John C. Wright offers a brilliant defense of the dishonestly much-maligned Dark Ages.
The elite were not a different religion from the commons then, but agreed on the basics of the basic vision of a just life. Not every king was a good king, but there was a basic agreement on what a good king should be.
Sneer me no sneers about the divine right of kings placing some men above others: that doctrine dates from the Reformation. The legal theory of the Middle Ages was Roman and hence, in the technical sense of the term, republican.
(And do not bring up that tiresome old slander, prima nocte: the idea that lords could commit adulterous rape on the wedding night with any comely peasant lass is a slander invented by Voltaire, who could not find any real medieval laws to mock, and so invented one. Ironically, it is one Voltaire’s fellow atheist and practitioner of modern scientific and secular values, Lavrenti Beria , actually indulged in.)
This legal theory, best explicated by Thomas Aquinas, does not promise civic equality to all men, and so is anathema to the modern age. But then again, the legal theory of the Modern Age started with Machiavelli: both sides of the great conflicts of the Twentieth Century, Democrats or Socialists, justified their politics on the basis of it being a necessary evil, an evil that is done that good might come of it.

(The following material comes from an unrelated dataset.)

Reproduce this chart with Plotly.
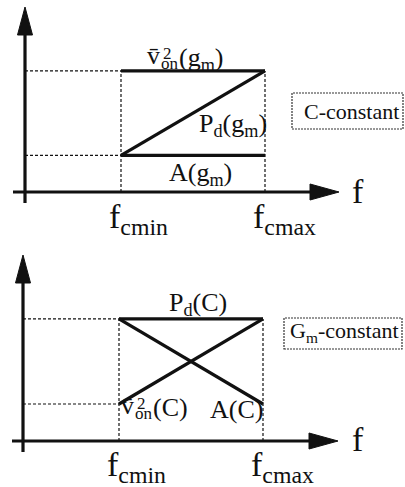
import plotly.graph_objects as go

W, H = 405, 487

# Frequency values (arbitrary units): f_cmin and f_cmax
f_bounds = [2.0, 5.0]
f_tick_labels = ["f<sub>cmin</sub>", "f<sub>cmax</sub>"]

# Normalised levels of the quantities
level_low, level_high = 1.0, 3.3

# C-constant design: noise flat, power rising, area flat
c_noise = [level_high, level_high]
c_power = [level_low, level_high]
c_area = [level_low, level_low]

# Gm-constant design: power flat, noise rising, area falling
g_power = [level_high, level_high]
g_noise = [level_low, level_high]
g_area = [level_high, level_low]

FONT = "Liberation Serif, Times New Roman, serif"
INK = "#111111"

# Panel geometry in pixels: vertical band, axis origin and scale
panels = [
    dict(top=0, bottom=240, ox=25, sx=48.0, oy=192, sy=36.7,
         x_tail=13, x_tip=339, y_tail=203, y_tip=7),
    dict(top=240, bottom=487, ox=23, sx=48.0, oy=441, sy=37.0,
         x_tail=12, x_tip=338, y_tail=452, y_tip=255),
]


def dx(p, px):
    return (px - p["ox"]) / p["sx"]


def dy(p, py):
    return (p["oy"] - py) / p["sy"]


fig = go.Figure()
layout_axes = {}
shapes = []
annotations = []

for i, p in enumerate(panels):
    n = "" if i == 0 else str(i + 1)
    xa, ya = "x" + n, "y" + n
    layout_axes["xaxis" + n] = dict(
        domain=[0, 1], anchor=ya, visible=False, fixedrange=True,
        range=[dx(p, 0), dx(p, W)])
    layout_axes["yaxis" + n] = dict(
        domain=[1 - p["bottom"] / H, 1 - p["top"] / H], anchor=xa,
        visible=False, fixedrange=True,
        range=[dy(p, p["bottom"]), dy(p, p["top"])])

    guide = dict(color=INK, width=1.2, dash="3px,2px")
    # horizontal projections to the vertical axis
    for lv in (level_low, level_high):
        fig.add_trace(go.Scatter(x=[0, f_bounds[0]], y=[lv, lv], mode="lines",
                                 line=guide, xaxis=xa, yaxis=ya,
                                 hoverinfo="skip", showlegend=False))
    # vertical projections to the frequency axis
    for fv in f_bounds:
        fig.add_trace(go.Scatter(x=[fv, fv], y=[0, level_high], mode="lines",
                                 line=guide, xaxis=xa, yaxis=ya,
                                 hoverinfo="skip", showlegend=False))

    series = [c_noise, c_power, c_area] if i == 0 else [g_power, g_noise, g_area]
    for ys in series:
        fig.add_trace(go.Scatter(x=f_bounds, y=ys, mode="lines",
                                 line=dict(color=INK, width=3.2),
                                 xaxis=xa, yaxis=ya,
                                 hoverinfo="skip", showlegend=False))

    # axes with filled arrowheads
    axis_line = dict(color=INK, width=3.2)
    shapes.append(dict(type="line", xref=xa, yref=ya, layer="above",
                       x0=dx(p, p["x_tail"]), x1=dx(p, p["x_tip"] - 20),
                       y0=0, y1=0, line=axis_line))
    shapes.append(dict(type="line", xref=xa, yref=ya, layer="above",
                       x0=0, x1=0, y0=dy(p, p["y_tail"]),
                       y1=dy(p, p["y_tip"] + 20), line=axis_line))
    shapes.append(dict(type="path", xref=xa, yref=ya, layer="above",
                       xsizemode="pixel", ysizemode="pixel",
                       xanchor=dx(p, p["x_tip"]), yanchor=0,
                       path="M 0 0 L -29 8 L -29 -8 Z",
                       fillcolor=INK, line=dict(color=INK, width=1)))
    shapes.append(dict(type="path", xref=xa, yref=ya, layer="above",
                       xsizemode="pixel", ysizemode="pixel",
                       xanchor=0, yanchor=dy(p, p["y_tip"]),
                       path="M 0 0 L -7.5 -28 L 7.5 -28 Z",
                       fillcolor=INK, line=dict(color=INK, width=1)))


def label(i, text, px, baseline, size):
    """Place text with its left edge at px and its baseline at the given pixel row."""
    p = panels[i]
    n = "" if i == 0 else str(i + 1)
    top = baseline - 0.891 * size - 1
    annotations.append(dict(
        xref="x" + n, yref="y" + n, x=dx(p, px), y=dy(p, top),
        xanchor="left", yanchor="top", showarrow=False, text=text,
        font=dict(family=FONT, size=size, color=INK)))


def noise_label(i, px, baseline, arg):
    """v-bar squared with 'on' subscript stacked under the exponent."""
    label(i, "v\u0304", px, baseline, 26)
    label(i, "2", px + 16, baseline - 5, 17)
    label(i, "on", px + 14, baseline + 5, 17)
    label(i, arg, px + 32, baseline + 2, 26)


# C-constant panel
noise_label(0, 145, 63, "(g<sub>m</sub>)")
label(0, "P<sub>d</sub>(g<sub>m</sub>)", 197, 131, 26)
label(0, "A(g<sub>m</sub>)", 167, 180, 26)
label(0, "f", 350, 202, 34)
for fv, t in zip(f_bounds, f_tick_labels):
    label(0, t, panels[0]["ox"] + fv * panels[0]["sx"] - 14, 227, 34)

# Gm-constant panel
label(1, "P<sub>d</sub>(C)", 167, 310, 26)
noise_label(1, 119, 413, "(C)")
label(1, "A(C)", 208, 417, 26)
label(1, "f", 350, 450, 34)
for fv, t in zip(f_bounds, f_tick_labels):
    label(1, t, panels[1]["ox"] + fv * panels[1]["sx"] - 14, 475, 34)

# Boxes naming the design constraint
boxes = [
    ("C-constant", 292, 403, 93, 129, 302, 118, 22),
    ("G<sub>m</sub>-constant", 284, 402, 318, 349, 288, 337, 22),
]
for text, x0, x1, y0, y1, tx, tb, size in boxes:
    shapes.append(dict(type="rect", xref="paper", yref="paper",
                       x0=x0 / W, x1=x1 / W, y0=1 - y1 / H, y1=1 - y0 / H,
                       line=dict(color="#333333", width=1.2, dash="2px,1px")))
    annotations.append(dict(
        xref="paper", yref="paper", x=tx / W, y=1 - (tb - 0.891 * size - 1) / H,
        xanchor="left", yanchor="top", showarrow=False, text=text,
        font=dict(family=FONT, size=size, color=INK)))

fig.update_layout(
    width=W, height=H,
    margin=dict(l=0, r=0, t=0, b=0),
    paper_bgcolor="white", plot_bgcolor="white",
    showlegend=False,
    shapes=shapes, annotations=annotations,
    **layout_axes,
)

fig.write_html("out.html", config={"displayModeBar": False})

The idea of a state whose mission is to encourage the virtue of its citizens comes from the days when the clothing and architecture and music likewise was meant to be both useful and beautiful. Nowadays we dress in drab denim, and live in steel boxes. The society that lives for its own pleasures and powers produces ugliness; the society that lives for God, for something greater than itself, produces pleasure and power.